Gogarty, Oliver St. John Joseph (1878-1957), was an Irish poet, wit, and literary personality. He became famous as a member of the Bailey Restaurant circle, which included Arthur Griffith, the founder of Sinn Féin, an Irish nationalist movement; the poet Seumas O’Sullivan; and the painter Sir William Orpen. Gogarty was also a friend of the novelist James Joyce, the painter Augustus John, and the poet W. B. Yeats. Joyce portrayed Gogarty as Buck Mulligan in his famous novel Ulysses.

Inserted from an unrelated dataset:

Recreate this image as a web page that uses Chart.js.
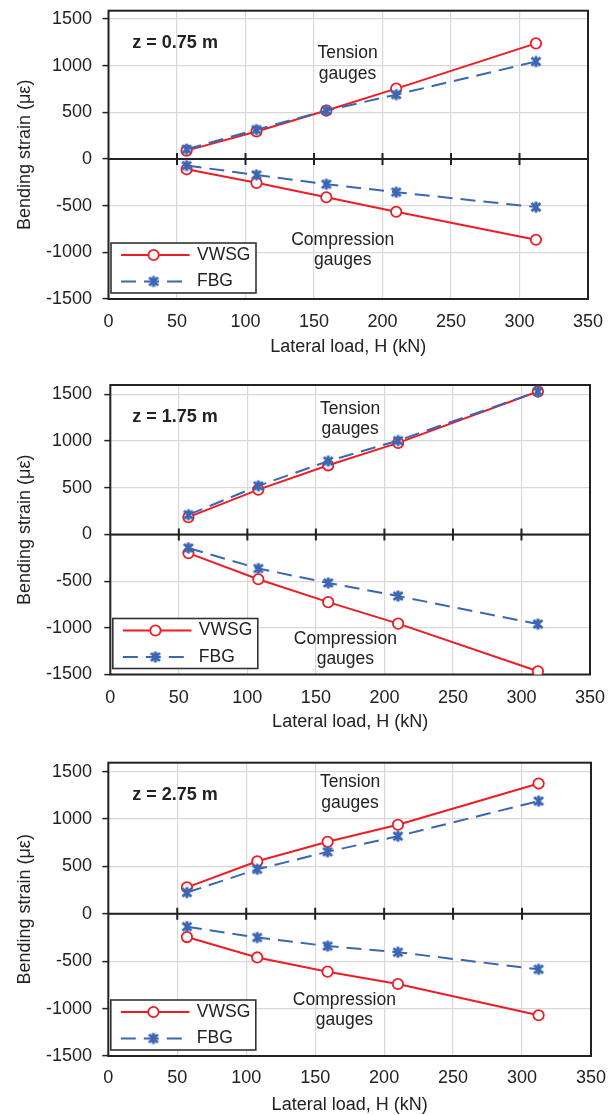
<!DOCTYPE html>
<html lang="en">
<head>
<meta charset="UTF-8">
<title>Bending strain vs lateral load</title>
<script src="https://cdn.jsdelivr.net/npm/chart.js"></script>
<style>
  html, body { margin: 0; padding: 0; background: #fff; overflow: hidden; }
  body { width: 608px; height: 1115px; position: relative; }
  canvas { position: absolute; left: 0; }
</style>
</head>
<body>
<canvas id="c1" width="608" height="365" style="top:0px"></canvas>
<canvas id="c2" width="608" height="370" style="top:370px"></canvas>
<canvas id="c3" width="608" height="372" style="top:745px"></canvas>

<script>
// lateral load steps (kN)
const loadH = [57, 108, 159, 210, 312];
const yTickValues = [-1500, -1000, -500, 0, 500, 1000, 1500];

// z = 0.75 m
const vwsgTension1 = [90, 295, 520, 755, 1240];
const fbgTension1 = [105, 315, 520, 690, 1045];
const vwsgCompr1 = [-110, -255, -410, -565, -865];
const fbgCompr1 = [-70, -170, -270, -355, -515];

// z = 1.75 m
const vwsgTension2 = [185, 480, 740, 980, 1530];
const fbgTension2 = [210, 520, 785, 1005, 1530];
const vwsgCompr2 = [-200, -480, -725, -955, -1465];
const fbgCompr2 = [-145, -365, -520, -660, -960];

// z = 2.75 m
const vwsgTension3 = [280, 555, 760, 940, 1375];
const fbgTension3 = [225, 470, 655, 820, 1190];
const vwsgCompr3 = [-245, -460, -610, -740, -1070];
const fbgCompr3 = [-135, -250, -340, -405, -585];

const depthLabels = ['z = 0.75 m', 'z = 1.75 m', 'z = 2.75 m'];

const RED = '#ee1d25';
const BLUE = '#3a66b4';
const INK = '#222222';
const FONT = '"Liberation Sans", Arial, sans-serif';

Chart.defaults.font.family = FONT;
Chart.defaults.color = INK;

// excel-like star marker
function starMarker(color) {
  const c = document.createElement('canvas');
  c.width = 14; c.height = 14;
  const g = c.getContext('2d');
  g.strokeStyle = color;
  g.lineWidth = 3;
  g.beginPath();
  g.moveTo(7, 1.5); g.lineTo(7, 12.5);
  g.moveTo(2.5, 3); g.lineTo(11.5, 11);
  g.moveTo(11.5, 3); g.lineTo(2.5, 11);
  g.stroke();
  return c;
}
const star = starMarker(BLUE);

const xy = vals => loadH.map((h, i) => ({ x: h, y: vals[i] }));

function vwsg(vals, inLegend) {
  return {
    label: 'VWSG', data: xy(vals), inLegend,
    borderColor: RED, borderWidth: 2, tension: 0,
    pointStyle: 'circle', pointRadius: 5.2, pointBorderWidth: 1.8,
    pointBorderColor: RED, pointBackgroundColor: '#fff', order: 2
  };
}
function fbg(vals, inLegend) {
  return {
    label: 'FBG', data: xy(vals), inLegend,
    borderColor: BLUE, borderWidth: 2, borderDash: [15, 8], tension: 0,
    pointStyle: star, pointRadius: 6,
    pointBorderColor: BLUE, pointBackgroundColor: BLUE, order: 1
  };
}

// frame, zero axis with crossing ticks
const framePlugin = {
  id: 'frame',
  beforeDatasetsDraw(chart) {
    const { ctx, chartArea: a, scales: { x, y } } = chart;
    const y0 = y.getPixelForValue(0);
    ctx.save();
    ctx.strokeStyle = INK;
    ctx.lineWidth = 2;
    ctx.beginPath();
    ctx.moveTo(a.left, y0);
    ctx.lineTo(a.right, y0);
    x.ticks.forEach(t => {
      if (t.value <= x.min || t.value >= x.max) return;
      const px = x.getPixelForValue(t.value);
      ctx.moveTo(px, y0 - 6);
      ctx.lineTo(px, y0 + 6);
    });
    ctx.stroke();
    ctx.strokeRect(a.left, a.top, a.right - a.left, a.bottom - a.top);
    ctx.restore();
  }
};

// text notes + legend box
const notesPlugin = {
  id: 'notes',
  afterDatasetsDraw(chart, args, opts) {
    const { ctx, chartArea: a, scales: { x, y } } = chart;
    ctx.save();
    ctx.fillStyle = INK;
    ctx.textBaseline = 'middle';
    opts.items.forEach(n => {
      ctx.font = (n.bold ? 'bold ' : '') + n.size + 'px ' + FONT;
      ctx.textAlign = n.align || 'center';
      ctx.fillText(n.text, x.getPixelForValue(n.x), y.getPixelForValue(n.y));
    });

    // legend
    const L = a.left + 2.5, B = a.bottom - 6, W = 145, H = 50, T = B - H;
    ctx.fillStyle = '#fff';
    ctx.fillRect(L, T, W, H);
    ctx.strokeStyle = '#333';
    ctx.lineWidth = 1.6;
    ctx.strokeRect(L, T, W, H);
    const entries = chart.data.datasets.filter(d => d.inLegend);
    entries.forEach((d, i) => {
      const ry = T + 12 + i * 26.5;
      ctx.strokeStyle = d.borderColor;
      ctx.lineWidth = d.borderWidth;
      ctx.setLineDash(d.borderDash || []);
      ctx.beginPath();
      ctx.moveTo(L + 10, ry);
      ctx.lineTo(L + 78.6, ry);
      ctx.stroke();
      ctx.setLineDash([]);
      const mx = L + 42.6;
      if (d.pointStyle === 'circle') {
        ctx.beginPath();
        ctx.arc(mx, ry, d.pointRadius, 0, Math.PI * 2);
        ctx.fillStyle = d.pointBackgroundColor;
        ctx.fill();
        ctx.lineWidth = d.pointBorderWidth;
        ctx.strokeStyle = d.pointBorderColor;
        ctx.stroke();
      } else {
        ctx.drawImage(d.pointStyle, mx - d.pointStyle.width / 2, ry - d.pointStyle.height / 2);
      }
      ctx.fillStyle = INK;
      ctx.font = '17.5px ' + FONT;
      ctx.textAlign = 'left';
      ctx.fillText(d.label, L + 86, ry);
    });
    ctx.restore();
  }
};

const panels = [
  {
    id: 'c1', top: 0, h: 365, box: { t: 10.7, b: 299, l: 108.5, r: 588 }, yMax: 1590,
    xLabelY: 321.7, titleY: 347,
    series: [vwsgTension1, vwsgCompr1, fbgTension1, fbgCompr1],
    notes: [[17.4, 1243], [174.5, 1136], [174.5, 914], [171, -865], [171, -1086]]
  },
  {
    id: 'c2', top: 370, h: 370, box: { t: 385, b: 674.5, l: 110.3, r: 590 }, yMax: 1600,
    xLabelY: 698.3, titleY: 721.7,
    series: [vwsgTension2, vwsgCompr2, fbgTension2, fbgCompr2],
    notes: [[16, 1260], [175, 1339], [175, 1125], [171.5, -1123], [171.5, -1337]]
  },
  {
    id: 'c3', top: 745, h: 372, box: { t: 762.7, b: 1056, l: 108.3, r: 591 }, yMax: 1595,
    xLabelY: 1078, titleY: 1105,
    series: [vwsgTension3, vwsgCompr3, fbgTension3, fbgCompr3],
    notes: [[17.4, 1255], [175.3, 1389], [175.3, 1163], [171.2, -912], [171.2, -1123]]
  }
];

panels.forEach((p, k) => {
  const axisH = p.h - (p.box.b - p.top);
  const n = p.notes;
  new Chart(document.getElementById(p.id), {
    type: 'line',
    data: {
      datasets: [
        vwsg(p.series[0], true), vwsg(p.series[1], false),
        fbg(p.series[2], true), fbg(p.series[3], false)
      ]
    },
    options: {
      responsive: false,
      animation: false,
      events: [],
      layout: { padding: { top: p.box.t - p.top, right: 608 - p.box.r, left: 0, bottom: 0 } },
      scales: {
        x: {
          type: 'linear', min: 0, max: 350,
          ticks: {
            stepSize: 50, padding: p.xLabelY - p.box.b - 10.8, font: { size: 18 }, color: INK,
            callback: v => String(v)
          },
          grid: { color: '#d9d9d9', lineWidth: 1.2, drawTicks: false },
          border: { display: false },
          title: {
            display: true, text: 'Lateral load, H (kN)', color: INK, font: { size: 18 },
            padding: { top: 0, bottom: p.top + p.h - p.titleY - 10.8 }
          },
          afterFit(s) { s.height = axisH; s.paddingLeft = 0; s.paddingRight = 0; }
        },
        y: {
          type: 'linear', min: -1500, max: p.yMax,
          afterBuildTicks(s) { s.ticks = yTickValues.map(v => ({ value: v })); },
          ticks: {
            padding: p.box.l - 6 - 92, font: { size: 18 }, color: INK,
            callback: v => String(v)
          },
          grid: {
            color: c => c.tick && c.tick.value === 0 ? INK : '#d9d9d9',
            lineWidth: 1.2, tickLength: 6, tickColor: INK, tickWidth: 1.5
          },
          border: { display: false },
          title: {
            display: true, text: 'Bending strain (με)', color: INK, font: { size: 18 },
            padding: { top: 14.2, bottom: 0 }
          },
          afterFit(s) { s.width = p.box.l; s.paddingTop = 0; s.paddingBottom = 0; }
        }
      },
      plugins: {
        legend: { display: false },
        tooltip: { enabled: false },
        notes: {
          items: [
            { text: depthLabels[k], x: n[0][0], y: n[0][1], bold: true, size: 18, align: 'left' },
            { text: 'Tension', x: n[1][0], y: n[1][1], size: 17.5 },
            { text: 'gauges', x: n[2][0], y: n[2][1], size: 17.5 },
            { text: 'Compression', x: n[3][0], y: n[3][1], size: 17.5 },
            { text: 'gauges', x: n[4][0], y: n[4][1], size: 17.5 }
          ]
        }
      }
    },
    plugins: [framePlugin, notesPlugin]
  });
});
</script>
</body>
</html>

Many of Gogarty’s poems are humorous and irreverent. His Collected Poems was published in 1950. Gogarty is probably best remembered for his entertaining memoirs that vividly re-create his youth in Dublin. The memoirs were published as As I Was Going Down Sackville Street (1937), Follow Saint Patrick (1938), and Tumbling in the Hay (1939). Gogarty also wrote an autobiography, It Isn’t This Time of Year at All (1954).
Gogarty was born on Aug. 17, 1878, in Dublin, Ireland, and practiced as a nose and throat surgeon. In 1937, he moved to London. He went to the United States in 1939 and worked there as a writer and lecturer, dying in New York City on Sept. 22, 1957.